Mr. Eisen called for its reform. “There’s no rule that you have to have nine people on the court. . . . We could comfortably add five people to the court. Congress needs to be bold enough to undertake those judiciary reforms.”
“This Congress? ” Mr. Zirin asked.
“A Congress,” Mr. Eisen replied. “This Congress is not long for this world, Jim. . . . I refuse, I refuse to let Donald Trump take away hope from us. Yes, it’s a steep path, and the Supreme Court made the legal path steeper. Well, we’ll just run twice as hard. And that’s what we’re doing.” If the American people are determined to keep their democracy, he said, “the Supreme Court, the Roberts MAGA majority, will not be able to stop them. . . . I’m optimistic that the American people and the American idea are bigger than these six partisans.”
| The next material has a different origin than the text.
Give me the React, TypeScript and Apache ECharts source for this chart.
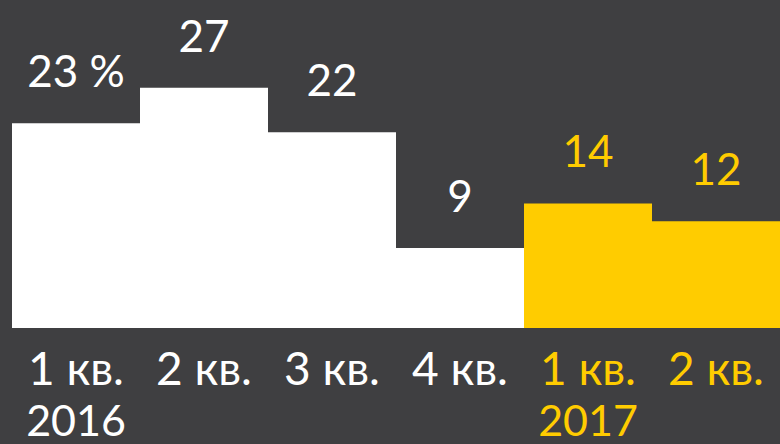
import React, { useEffect, useRef } from "react";
import * as echarts from "echarts";

const quarters = ["1 кв.", "2 кв.", "3 кв.", "4 кв.", "1 кв.", "2 кв."];
const years = ["2016", "2016", "2016", "2016", "2017", "2017"];
const values = [23, 27, 22, 9, 14, 12];

const BG = "#3f3f41";
const WHITE = "#ffffff";
const YELLOW = "#ffcc00";
const colorFor = (i: number) => (years[i] === "2017" ? YELLOW : WHITE);

export default function App() {
  const ref = useRef<HTMLDivElement>(null);
  useEffect(() => {
    document.body.style.margin = "0";
    const chart = echarts.init(ref.current!, null, { renderer: "svg" });
    chart.setOption({
      animation: false,
      backgroundColor: BG,
      grid: { left: 12, right: 0, top: 61, bottom: 116 },
      xAxis: {
        type: "category",
        data: quarters,
        axisLine: { show: false },
        axisTick: { show: false },
        splitLine: { show: false },
        axisLabel: {
          interval: 0,
          margin: 13,
          formatter: (v: string, i: number) => {
            const key = years[i] === "2017" ? "y" : "w";
            const showYear = i === 0 || years[i] !== years[i - 1];
            return showYear ? `{${key}|${v}}\n{${key}Y|${years[i]}}` : `{${key}|${v}}`;
          },
          verticalAlign: "top",
          rich: {
            w: { color: WHITE, fontFamily: "Lato", fontSize: 46, lineHeight: 52 },
            y: { color: YELLOW, fontFamily: "Lato", fontSize: 46, lineHeight: 52 },
            wY: { color: WHITE, fontFamily: "Lato", fontSize: 43, lineHeight: 52 },
            yY: { color: YELLOW, fontFamily: "Lato", fontSize: 43, lineHeight: 52 },
          },
        },
      },
      yAxis: { type: "value", min: 0, max: 30, show: false, splitLine: { show: false } },
      series: [
        {
          type: "bar",
          barCategoryGap: 0,
          data: values.map((v, i) => ({
            value: v,
            itemStyle: { color: colorFor(i) },
            label: { color: colorFor(i) },
          })),
          label: {
            show: true,
            position: "top",
            distance: 31,
            fontFamily: "Lato",
            fontSize: 44,
            formatter: (p: any) => (p.dataIndex === 0 ? `${p.value} %` : `${p.value}`),
          },
        },
      ],
    });
    return () => chart.dispose();
  }, []);
  return <div ref={ref} style={{ width: 780, height: 444 }} />;
}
Ms. Corke urged the audience to join their local chapter of Indivisible and to participate in demonstrations against the administration. “Another trend that’s been heartening to me: Just this year, we’ve started to get thousands and thousands of people giving $10, $15, $20, signing up, asking what they can do. . . . It’s not partisan anymore. It’s not Republican versus Democrat. It’s right versus wrong. It’s humane versus cruelty.”
What the Trump administration is trying to do, she said, “is bring us back in time to the pre-civil rights movement.” But “when we fight back, we can win. History has shown us that. We have seen it in the mobilization of the protests, with No Kings, that when we fight back, the people have a lot of power.”
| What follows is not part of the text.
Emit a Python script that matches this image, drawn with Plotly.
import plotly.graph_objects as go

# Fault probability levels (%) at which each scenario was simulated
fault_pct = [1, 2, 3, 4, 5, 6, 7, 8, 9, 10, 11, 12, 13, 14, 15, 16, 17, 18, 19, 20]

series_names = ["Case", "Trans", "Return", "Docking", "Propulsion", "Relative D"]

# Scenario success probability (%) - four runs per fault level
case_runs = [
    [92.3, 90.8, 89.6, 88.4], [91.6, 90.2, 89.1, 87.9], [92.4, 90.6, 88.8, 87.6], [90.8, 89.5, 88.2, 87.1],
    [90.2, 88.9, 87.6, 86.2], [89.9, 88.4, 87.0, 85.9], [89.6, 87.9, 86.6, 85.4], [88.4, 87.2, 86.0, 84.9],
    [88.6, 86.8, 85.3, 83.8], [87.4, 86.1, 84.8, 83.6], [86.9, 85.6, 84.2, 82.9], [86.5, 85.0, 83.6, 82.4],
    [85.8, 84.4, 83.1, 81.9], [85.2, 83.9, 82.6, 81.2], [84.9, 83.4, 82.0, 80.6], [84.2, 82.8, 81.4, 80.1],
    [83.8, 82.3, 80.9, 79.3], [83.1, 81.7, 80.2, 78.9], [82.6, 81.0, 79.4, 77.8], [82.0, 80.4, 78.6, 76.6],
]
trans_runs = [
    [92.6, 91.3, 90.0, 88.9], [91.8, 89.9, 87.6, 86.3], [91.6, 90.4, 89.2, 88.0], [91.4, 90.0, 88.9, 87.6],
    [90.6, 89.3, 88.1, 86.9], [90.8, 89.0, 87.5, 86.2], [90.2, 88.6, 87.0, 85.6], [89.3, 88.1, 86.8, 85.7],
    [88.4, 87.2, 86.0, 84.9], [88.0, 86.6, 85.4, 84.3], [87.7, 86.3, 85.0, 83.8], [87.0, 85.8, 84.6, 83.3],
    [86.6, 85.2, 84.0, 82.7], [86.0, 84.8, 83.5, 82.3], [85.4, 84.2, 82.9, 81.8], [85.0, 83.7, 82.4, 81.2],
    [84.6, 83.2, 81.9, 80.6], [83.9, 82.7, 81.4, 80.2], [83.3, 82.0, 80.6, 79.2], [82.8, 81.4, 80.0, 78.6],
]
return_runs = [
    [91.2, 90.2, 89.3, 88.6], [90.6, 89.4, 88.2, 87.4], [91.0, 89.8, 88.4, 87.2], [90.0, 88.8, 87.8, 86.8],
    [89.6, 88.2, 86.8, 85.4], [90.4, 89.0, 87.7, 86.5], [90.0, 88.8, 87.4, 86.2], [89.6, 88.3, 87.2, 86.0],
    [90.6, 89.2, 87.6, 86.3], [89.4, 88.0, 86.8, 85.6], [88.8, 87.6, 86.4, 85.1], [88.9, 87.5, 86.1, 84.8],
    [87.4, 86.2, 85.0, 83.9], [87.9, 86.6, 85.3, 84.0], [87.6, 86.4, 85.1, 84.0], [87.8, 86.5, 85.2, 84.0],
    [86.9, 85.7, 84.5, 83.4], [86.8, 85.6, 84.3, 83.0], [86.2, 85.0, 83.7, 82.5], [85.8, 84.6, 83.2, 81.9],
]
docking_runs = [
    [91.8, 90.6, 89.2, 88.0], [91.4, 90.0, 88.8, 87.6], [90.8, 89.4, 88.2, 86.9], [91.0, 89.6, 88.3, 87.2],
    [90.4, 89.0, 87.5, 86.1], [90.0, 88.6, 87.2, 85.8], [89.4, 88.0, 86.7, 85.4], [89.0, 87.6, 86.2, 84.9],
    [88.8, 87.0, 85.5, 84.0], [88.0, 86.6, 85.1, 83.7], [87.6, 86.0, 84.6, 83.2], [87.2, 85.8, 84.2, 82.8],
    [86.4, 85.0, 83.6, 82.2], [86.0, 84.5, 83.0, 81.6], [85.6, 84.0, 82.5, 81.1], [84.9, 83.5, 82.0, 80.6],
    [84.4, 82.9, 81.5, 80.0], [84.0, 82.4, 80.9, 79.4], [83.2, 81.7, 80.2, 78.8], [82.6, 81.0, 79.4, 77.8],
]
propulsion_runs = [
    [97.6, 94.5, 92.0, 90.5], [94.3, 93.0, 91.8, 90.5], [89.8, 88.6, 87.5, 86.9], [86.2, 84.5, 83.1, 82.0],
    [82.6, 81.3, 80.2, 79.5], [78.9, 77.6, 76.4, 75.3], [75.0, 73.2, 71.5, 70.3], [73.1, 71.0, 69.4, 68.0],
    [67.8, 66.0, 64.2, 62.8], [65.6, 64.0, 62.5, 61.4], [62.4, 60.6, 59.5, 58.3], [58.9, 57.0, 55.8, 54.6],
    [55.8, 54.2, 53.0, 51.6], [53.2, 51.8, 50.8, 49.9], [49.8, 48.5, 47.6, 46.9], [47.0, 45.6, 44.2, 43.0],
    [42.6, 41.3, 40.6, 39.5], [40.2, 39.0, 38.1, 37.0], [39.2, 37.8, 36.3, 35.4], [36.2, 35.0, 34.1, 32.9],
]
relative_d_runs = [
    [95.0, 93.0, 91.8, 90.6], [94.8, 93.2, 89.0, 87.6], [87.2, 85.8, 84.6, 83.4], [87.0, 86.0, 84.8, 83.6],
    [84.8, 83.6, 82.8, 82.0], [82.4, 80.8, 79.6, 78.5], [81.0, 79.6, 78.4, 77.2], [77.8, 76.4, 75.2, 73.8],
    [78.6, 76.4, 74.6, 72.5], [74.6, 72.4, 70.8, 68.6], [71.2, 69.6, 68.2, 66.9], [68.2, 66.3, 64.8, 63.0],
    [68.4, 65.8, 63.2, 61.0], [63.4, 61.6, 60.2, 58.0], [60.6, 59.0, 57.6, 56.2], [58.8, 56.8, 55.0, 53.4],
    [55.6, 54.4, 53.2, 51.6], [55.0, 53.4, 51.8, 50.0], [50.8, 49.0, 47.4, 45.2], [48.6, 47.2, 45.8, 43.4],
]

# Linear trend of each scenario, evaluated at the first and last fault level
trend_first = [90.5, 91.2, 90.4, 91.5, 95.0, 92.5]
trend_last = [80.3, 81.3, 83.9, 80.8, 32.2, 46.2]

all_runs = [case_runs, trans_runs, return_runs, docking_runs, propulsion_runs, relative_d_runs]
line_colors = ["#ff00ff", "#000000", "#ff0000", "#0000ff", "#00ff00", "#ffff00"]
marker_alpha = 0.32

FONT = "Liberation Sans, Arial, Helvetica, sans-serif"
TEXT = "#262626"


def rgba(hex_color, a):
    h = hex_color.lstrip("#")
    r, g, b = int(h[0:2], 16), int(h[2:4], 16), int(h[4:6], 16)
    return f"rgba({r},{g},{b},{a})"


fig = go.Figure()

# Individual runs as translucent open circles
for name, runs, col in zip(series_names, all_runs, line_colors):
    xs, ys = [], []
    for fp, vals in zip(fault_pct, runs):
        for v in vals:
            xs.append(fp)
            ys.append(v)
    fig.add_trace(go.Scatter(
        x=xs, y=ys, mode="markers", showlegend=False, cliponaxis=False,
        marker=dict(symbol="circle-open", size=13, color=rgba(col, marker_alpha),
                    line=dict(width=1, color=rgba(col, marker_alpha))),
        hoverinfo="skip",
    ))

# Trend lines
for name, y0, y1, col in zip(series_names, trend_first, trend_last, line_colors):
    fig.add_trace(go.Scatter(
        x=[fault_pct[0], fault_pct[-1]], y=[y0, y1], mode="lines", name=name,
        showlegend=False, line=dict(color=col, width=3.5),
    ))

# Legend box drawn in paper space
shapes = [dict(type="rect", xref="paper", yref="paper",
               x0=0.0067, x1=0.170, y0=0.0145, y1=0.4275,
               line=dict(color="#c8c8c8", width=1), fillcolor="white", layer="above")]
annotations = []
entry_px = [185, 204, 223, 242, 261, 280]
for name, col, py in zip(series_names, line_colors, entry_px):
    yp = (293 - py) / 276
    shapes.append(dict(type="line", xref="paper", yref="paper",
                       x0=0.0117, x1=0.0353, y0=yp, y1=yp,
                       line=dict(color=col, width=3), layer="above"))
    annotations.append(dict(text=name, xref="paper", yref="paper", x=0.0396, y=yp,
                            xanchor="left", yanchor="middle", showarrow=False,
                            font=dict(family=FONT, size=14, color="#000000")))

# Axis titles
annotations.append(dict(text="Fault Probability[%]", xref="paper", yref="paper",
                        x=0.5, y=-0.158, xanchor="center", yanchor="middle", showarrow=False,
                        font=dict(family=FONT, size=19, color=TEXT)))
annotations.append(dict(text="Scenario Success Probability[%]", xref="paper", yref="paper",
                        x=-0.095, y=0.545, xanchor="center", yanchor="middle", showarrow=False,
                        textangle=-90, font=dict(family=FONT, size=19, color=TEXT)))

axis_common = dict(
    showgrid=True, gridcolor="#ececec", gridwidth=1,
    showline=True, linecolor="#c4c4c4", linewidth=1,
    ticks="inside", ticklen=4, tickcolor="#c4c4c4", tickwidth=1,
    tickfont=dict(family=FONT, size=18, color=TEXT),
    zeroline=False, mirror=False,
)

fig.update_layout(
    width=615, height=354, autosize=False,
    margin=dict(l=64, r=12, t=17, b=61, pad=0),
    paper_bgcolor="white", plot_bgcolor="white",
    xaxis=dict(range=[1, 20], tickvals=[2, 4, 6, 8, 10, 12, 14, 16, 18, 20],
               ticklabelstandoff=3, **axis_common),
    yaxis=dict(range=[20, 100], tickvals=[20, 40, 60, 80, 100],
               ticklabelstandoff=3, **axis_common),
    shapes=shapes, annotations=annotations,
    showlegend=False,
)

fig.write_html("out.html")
While the courts play a very important role, “ultimately, it’s going to be up to the American people,” Mr. Eisen agreed. “Donald Trump cannot sufficiently dismantle this experiment.” Voter turnout in gubernatorial elections in New Jersey and Virginia this year, the midterm elections in 2026, and the presidential election in 2028 can assure that, he said. “Susan and I know from our international work: Far more entrenched autocratic regimes than the six-month-old Trump administration have been peacefully and lawfully evicted by voters expressing their will.”
“It’s about throwing sand in the gears of that machinery,” Mr. Romero said. “Grind them down, make them play Whac-A-Mole.”
“We just have to keep putting that litigation sand in the gears,” Mr. Eisen agreed, “keep doing our thing, and hope that the American people, our ultimate guardrail, come through for us.”